Last week, the Christian Science Monitor (an excellent, objective, and non-religious newspaper) published a story admitting what’s long been no secret within the American newspaper industry: it’s parent operation, the Christian Science Publishing Society (CSPS), which also publish the Christian Science Sentinel, Christian Science Journal, and Christian Science Quarterly, is US$30 million in the hole, despite cutting 150 of its 900 employees.

The CSPS is still recovering from its lost tens of millions of dollars in an ill-advised attempt to create a Christian Science cable television channel nearly two decades ago.
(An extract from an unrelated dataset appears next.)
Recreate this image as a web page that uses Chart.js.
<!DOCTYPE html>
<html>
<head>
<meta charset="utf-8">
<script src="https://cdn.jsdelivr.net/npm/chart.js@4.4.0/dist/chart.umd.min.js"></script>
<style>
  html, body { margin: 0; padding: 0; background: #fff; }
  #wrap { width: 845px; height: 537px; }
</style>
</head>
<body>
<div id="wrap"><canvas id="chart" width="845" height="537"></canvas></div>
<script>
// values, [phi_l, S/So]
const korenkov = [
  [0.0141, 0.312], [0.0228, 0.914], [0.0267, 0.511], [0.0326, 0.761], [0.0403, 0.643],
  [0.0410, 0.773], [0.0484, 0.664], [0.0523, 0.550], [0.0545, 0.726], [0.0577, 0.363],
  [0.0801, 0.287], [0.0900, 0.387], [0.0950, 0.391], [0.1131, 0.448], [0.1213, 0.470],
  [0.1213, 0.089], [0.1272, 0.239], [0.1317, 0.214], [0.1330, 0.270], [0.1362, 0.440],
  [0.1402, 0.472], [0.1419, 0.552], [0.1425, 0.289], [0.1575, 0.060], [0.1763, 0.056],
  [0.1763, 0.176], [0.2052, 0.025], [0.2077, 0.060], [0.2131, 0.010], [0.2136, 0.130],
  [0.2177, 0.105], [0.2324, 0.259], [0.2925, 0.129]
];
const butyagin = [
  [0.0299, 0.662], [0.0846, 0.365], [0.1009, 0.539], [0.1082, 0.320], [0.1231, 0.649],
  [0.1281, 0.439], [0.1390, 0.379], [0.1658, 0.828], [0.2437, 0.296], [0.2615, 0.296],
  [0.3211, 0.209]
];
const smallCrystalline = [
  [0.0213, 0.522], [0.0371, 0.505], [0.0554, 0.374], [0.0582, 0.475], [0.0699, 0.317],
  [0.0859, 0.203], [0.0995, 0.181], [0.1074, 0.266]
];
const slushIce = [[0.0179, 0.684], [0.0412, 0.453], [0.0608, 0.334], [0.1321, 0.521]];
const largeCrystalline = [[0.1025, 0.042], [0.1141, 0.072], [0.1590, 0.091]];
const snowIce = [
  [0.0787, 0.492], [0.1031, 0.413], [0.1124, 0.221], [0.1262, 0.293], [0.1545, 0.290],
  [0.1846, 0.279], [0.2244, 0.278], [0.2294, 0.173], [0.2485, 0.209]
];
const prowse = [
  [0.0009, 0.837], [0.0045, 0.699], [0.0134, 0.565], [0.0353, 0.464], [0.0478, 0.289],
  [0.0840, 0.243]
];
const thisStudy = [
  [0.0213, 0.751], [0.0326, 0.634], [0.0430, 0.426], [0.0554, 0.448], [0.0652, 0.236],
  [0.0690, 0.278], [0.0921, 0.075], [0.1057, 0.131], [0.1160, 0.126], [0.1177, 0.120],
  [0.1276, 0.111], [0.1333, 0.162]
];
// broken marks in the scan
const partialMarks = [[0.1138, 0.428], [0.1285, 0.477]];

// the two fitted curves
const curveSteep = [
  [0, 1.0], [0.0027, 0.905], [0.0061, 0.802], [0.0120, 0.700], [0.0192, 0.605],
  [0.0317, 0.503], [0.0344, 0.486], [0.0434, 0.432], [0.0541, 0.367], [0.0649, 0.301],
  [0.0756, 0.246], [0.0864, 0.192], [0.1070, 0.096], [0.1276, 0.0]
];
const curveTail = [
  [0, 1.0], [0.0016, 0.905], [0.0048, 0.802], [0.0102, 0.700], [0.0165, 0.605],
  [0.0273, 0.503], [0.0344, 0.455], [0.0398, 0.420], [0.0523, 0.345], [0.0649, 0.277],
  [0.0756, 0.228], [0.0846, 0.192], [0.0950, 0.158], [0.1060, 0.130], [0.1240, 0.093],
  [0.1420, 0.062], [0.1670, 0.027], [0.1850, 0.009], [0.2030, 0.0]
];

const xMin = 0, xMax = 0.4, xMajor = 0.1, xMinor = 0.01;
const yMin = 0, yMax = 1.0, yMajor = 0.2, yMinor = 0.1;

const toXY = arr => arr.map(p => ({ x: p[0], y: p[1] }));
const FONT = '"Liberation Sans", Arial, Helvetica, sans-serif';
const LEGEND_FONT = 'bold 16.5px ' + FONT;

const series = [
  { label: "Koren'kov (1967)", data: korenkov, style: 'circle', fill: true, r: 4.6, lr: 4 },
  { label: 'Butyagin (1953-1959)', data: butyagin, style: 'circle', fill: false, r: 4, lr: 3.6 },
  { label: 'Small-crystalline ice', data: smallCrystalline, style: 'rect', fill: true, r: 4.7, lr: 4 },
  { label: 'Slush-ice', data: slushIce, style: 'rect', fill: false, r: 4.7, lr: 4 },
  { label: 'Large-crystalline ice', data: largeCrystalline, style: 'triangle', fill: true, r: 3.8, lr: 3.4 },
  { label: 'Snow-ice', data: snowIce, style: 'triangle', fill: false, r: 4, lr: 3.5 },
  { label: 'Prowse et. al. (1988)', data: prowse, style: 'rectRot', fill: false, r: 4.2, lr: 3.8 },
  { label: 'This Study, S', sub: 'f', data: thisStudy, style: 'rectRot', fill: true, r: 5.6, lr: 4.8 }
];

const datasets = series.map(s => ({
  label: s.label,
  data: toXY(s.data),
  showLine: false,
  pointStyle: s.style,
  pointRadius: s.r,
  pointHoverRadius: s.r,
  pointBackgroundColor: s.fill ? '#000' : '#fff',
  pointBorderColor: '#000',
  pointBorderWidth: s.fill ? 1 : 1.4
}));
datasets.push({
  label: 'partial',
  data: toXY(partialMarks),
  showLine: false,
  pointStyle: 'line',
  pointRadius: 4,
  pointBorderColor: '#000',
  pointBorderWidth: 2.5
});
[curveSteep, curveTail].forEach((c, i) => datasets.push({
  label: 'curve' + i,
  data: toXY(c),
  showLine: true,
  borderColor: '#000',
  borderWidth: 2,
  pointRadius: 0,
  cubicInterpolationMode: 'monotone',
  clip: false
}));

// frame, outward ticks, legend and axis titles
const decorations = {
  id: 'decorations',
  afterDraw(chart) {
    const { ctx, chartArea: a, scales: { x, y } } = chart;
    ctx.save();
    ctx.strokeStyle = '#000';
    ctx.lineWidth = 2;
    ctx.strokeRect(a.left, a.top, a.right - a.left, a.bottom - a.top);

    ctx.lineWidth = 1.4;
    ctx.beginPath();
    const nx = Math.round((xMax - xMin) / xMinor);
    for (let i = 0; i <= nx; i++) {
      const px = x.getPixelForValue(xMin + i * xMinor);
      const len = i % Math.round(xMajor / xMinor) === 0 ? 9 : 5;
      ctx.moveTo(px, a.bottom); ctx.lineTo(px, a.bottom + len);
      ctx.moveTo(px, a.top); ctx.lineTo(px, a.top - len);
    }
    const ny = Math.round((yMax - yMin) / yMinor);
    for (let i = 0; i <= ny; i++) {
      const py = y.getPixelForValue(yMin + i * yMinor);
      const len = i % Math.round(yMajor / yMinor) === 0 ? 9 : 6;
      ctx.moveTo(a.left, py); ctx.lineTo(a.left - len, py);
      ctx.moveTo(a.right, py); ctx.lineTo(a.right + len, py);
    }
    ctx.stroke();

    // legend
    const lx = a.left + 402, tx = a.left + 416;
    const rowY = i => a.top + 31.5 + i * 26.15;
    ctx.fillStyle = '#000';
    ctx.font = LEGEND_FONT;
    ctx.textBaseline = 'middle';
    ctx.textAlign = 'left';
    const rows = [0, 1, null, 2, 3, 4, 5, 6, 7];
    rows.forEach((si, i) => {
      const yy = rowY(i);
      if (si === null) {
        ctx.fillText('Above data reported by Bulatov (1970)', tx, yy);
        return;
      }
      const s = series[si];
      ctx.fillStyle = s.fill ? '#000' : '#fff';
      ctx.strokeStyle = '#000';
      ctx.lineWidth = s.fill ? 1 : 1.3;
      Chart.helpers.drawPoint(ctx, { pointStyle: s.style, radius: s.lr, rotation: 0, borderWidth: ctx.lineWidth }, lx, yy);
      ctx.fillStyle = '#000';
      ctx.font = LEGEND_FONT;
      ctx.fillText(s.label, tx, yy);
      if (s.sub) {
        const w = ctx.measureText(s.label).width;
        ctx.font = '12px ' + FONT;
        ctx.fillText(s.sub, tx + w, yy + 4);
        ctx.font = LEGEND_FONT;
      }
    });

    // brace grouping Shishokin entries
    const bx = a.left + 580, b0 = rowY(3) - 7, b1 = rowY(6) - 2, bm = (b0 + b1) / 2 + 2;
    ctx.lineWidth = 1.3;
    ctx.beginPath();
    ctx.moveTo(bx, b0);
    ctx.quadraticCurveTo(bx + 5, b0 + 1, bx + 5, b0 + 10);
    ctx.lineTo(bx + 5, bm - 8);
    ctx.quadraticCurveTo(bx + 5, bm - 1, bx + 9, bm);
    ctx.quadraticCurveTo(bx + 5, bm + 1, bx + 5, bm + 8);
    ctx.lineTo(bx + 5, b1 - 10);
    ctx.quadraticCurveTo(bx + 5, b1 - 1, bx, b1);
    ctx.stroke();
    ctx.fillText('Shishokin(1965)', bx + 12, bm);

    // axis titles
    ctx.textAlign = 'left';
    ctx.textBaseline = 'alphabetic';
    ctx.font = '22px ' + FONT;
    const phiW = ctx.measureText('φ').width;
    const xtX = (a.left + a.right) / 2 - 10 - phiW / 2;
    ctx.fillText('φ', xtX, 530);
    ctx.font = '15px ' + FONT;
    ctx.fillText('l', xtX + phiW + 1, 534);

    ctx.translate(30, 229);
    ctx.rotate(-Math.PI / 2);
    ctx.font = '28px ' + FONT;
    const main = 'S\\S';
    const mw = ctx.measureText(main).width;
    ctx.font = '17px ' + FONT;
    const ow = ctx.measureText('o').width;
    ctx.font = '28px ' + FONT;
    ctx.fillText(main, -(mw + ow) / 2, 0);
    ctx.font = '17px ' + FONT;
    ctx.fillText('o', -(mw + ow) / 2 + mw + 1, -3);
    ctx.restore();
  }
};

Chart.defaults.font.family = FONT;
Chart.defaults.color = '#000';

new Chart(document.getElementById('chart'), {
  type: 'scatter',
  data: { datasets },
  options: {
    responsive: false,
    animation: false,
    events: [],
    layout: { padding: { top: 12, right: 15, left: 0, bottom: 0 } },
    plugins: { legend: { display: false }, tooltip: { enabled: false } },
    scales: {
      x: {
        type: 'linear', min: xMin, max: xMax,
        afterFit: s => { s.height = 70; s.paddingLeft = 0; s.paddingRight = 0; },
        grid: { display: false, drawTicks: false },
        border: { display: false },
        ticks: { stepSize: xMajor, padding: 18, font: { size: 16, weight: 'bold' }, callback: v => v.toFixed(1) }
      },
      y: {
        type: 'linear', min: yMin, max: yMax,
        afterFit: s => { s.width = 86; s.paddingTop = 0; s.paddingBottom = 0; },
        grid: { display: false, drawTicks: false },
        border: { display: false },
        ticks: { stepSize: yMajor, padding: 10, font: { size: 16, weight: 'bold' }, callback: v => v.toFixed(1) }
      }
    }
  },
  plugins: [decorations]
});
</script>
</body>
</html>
The stem those losses, the CSPS ten years ago closed one of its most popular new outlets, the Monitor radio service (which was carried by many public radio stations in the U.S.) And during the past 40 years the print circulation of the Christian Science Monitor newspaper itself has dropped from more than 250,000 to 69,000.

Meanwhile, the CSMonitor.com website has grown to receive 1.7 million different online visitors each month.
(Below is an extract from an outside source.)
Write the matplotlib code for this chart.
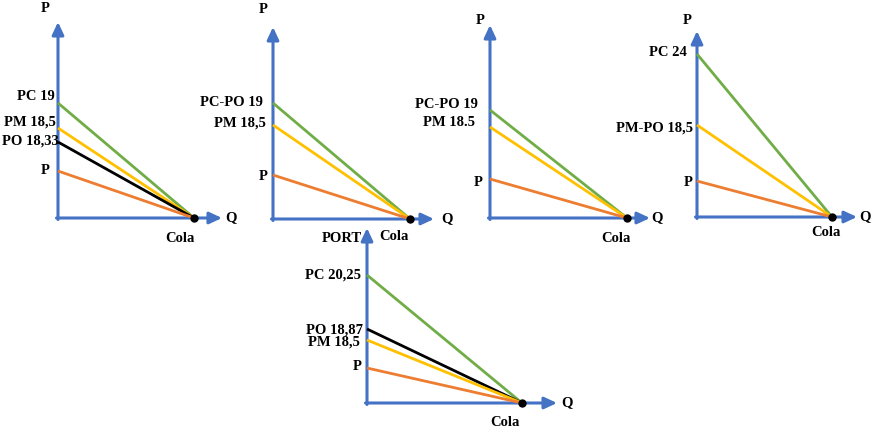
import matplotlib
matplotlib.use("Agg")
import matplotlib.pyplot as plt

W, H = 873, 433

# ---- data (heights/lengths in picture units, y up from each origin) ----
# panel 1
p1_labels = ["PC 19", "PM 18,5", "PO 18,33", "P"]
p1_heights = [115, 90, 76, 47]
p1_colors = ["green", "yellow", "black", "orange"]
p1_cola = 136
# panel 2
p2_labels = ["PC-PO 19", "PM 18,5", "P"]
p2_heights = [116, 94, 44]
p2_colors = ["green", "yellow", "orange"]
p2_cola = 137
# panel 3
p3_labels = ["PC-PO 19", "PM 18.5", "P"]
p3_heights = [108, 91, 39]
p3_colors = ["green", "yellow", "orange"]
p3_cola = 137
# panel 4
p4_labels = ["PC 24", "PM-PO 18,5", "P"]
p4_heights = [163, 92, 36]
p4_colors = ["green", "yellow", "orange"]
p4_cola = 135
# panel 5
p5_labels = ["PC 20,25", "PO 18,87", "PM 18,5", "P"]
p5_heights = [128, 74, 63, 35]
p5_colors = ["green", "black", "yellow", "orange"]
p5_cola = 155

COLORS = {"green": "#70AD47", "yellow": "#FFC000", "black": "#000000",
          "orange": "#ED7D31"}
AXIS_C = "#4472C4"

# ---- layout ----
panels = [
    dict(origin=(58, 218), xlen=164, ylen=196, labels=p1_labels, heights=p1_heights,
         colors=p1_colors, cola=p1_cola,
         label_pos=[(-3, 121), (-2, 96), (1, 77), (-8, 48)],
         top=("P", -13, 209), colapos=(122, -20), q=(173, 0)),
    dict(origin=(273, 219), xlen=161, ylen=192, labels=p2_labels, heights=p2_heights,
         colors=p2_colors, cola=p2_cola,
         label_pos=[(-10, 117), (-7, 96), (-5, 42)],
         top=("P", -10, 209), colapos=(121, -18), q=(174, 0)),
    dict(origin=(490, 218), xlen=160, ylen=193, labels=p3_labels, heights=p3_heights,
         colors=p3_colors, cola=p3_cola,
         label_pos=[(-12, 114), (-15, 95), (-7, 36)],
         top=("P", -10, 198), colapos=(126, -20), q=(167, 0)),
    dict(origin=(697, 217), xlen=160, ylen=186, labels=p4_labels, heights=p4_heights,
         colors=p4_colors, cola=p4_cola,
         label_pos=[(-10, 164), (-4, 89), (-4, 35)],
         top=("P", -10, 197), colapos=(129, -16), q=(168, 0)),
    dict(origin=(367, 403), xlen=190, ylen=175, labels=p5_labels, heights=p5_heights,
         colors=p5_colors, cola=p5_cola,
         label_pos=[(-6, 128), (-4, 73), (-7, 61), (-5, 36)],
         top=None, colapos=(138, -20), q=(200, 0),
         extra=[("PORT", -5, 164, "right")]),
]

fig = plt.figure(figsize=(W / 100, H / 100), dpi=100)
fig.patch.set_facecolor("white")
font = dict(family="Liberation Serif", fontweight="bold", fontsize=10.5, color="black")

for p in panels:
    ox, oy = p["origin"]
    xl, yl = p["xlen"], p["ylen"]
    ax = fig.add_axes([ox / W, (H - oy) / H, xl / W, yl / H])
    ax.set_xlim(0, xl)
    ax.set_ylim(0, yl)
    ax.axis("off")
    # price lines
    for h, c in zip(p["heights"], p["colors"]):
        ax.plot([0, p["cola"]], [h, 0], color=COLORS[c], lw=2.0,
                solid_capstyle="butt", clip_on=False, zorder=3)
    # axes arrows
    ap = dict(arrowstyle="-|>,head_length=0.75,head_width=0.35", color=AXIS_C,
              lw=2.2, shrinkA=0, shrinkB=0, mutation_scale=10)
    ax.annotate("", xy=(0, yl), xytext=(0, -1.5), arrowprops=ap, annotation_clip=False, zorder=2)
    ax.annotate("", xy=(xl, 0), xytext=(-1.5, 0), arrowprops=ap, annotation_clip=False, zorder=2)
    # cola point
    ax.plot([p["cola"]], [0], "o", color="black", ms=5, clip_on=False, zorder=5)
    # labels
    for lab, (lx, ly) in zip(p["labels"], p["label_pos"]):
        ax.text(lx, ly, lab, ha="right", va="center", **font)
    if p["top"]:
        t, tx, ty = p["top"]
        ax.text(tx, ty, t, ha="center", va="center", **font)
    cx, cy = p["colapos"]
    ax.text(cx, cy, "Cola", ha="center", va="center", **font)
    qx, qy = p["q"]
    ax.text(qx, qy, "Q", ha="center", va="center", **font)
    for t, tx, ty, ha in p.get("extra", []):
        ax.text(tx, ty, t, ha=ha, va="center", **font)

fig.savefig("out.png", dpi=100, facecolor="white")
I’ve heard that the CSPS will force the Monitor website to begin charging for access. I’ve also heard that the savvy staff of that site will instead ask for donations in exchange for access, rather than charge a set price. (I wrote a ClickZ column last February about how the donation method can be ably used). Nevertheless, charging for general news content is almost always a bad idea, even when some site visitors are church members who might gladly donate money.
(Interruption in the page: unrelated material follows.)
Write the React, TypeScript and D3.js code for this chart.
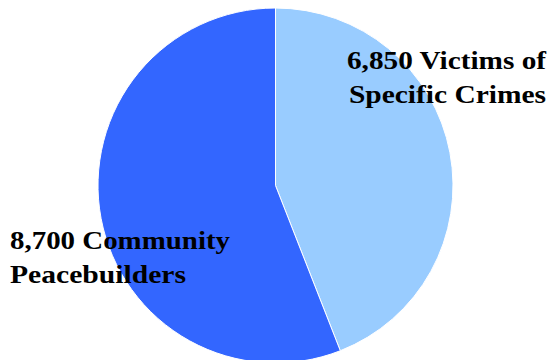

What should the CSPS really do? PDF edition of the Monitor downloadable from CSMonitor.com, not on postal mailing printed copies daily to reading rooms.

Yet, I’m sure that this advice will be anathema to CSPS. I think they’ll sacrifice their growing new-media operation before they’ll sacrife their dying print media operations. But what would founder Mary Baker Eddy have done the same in this situation?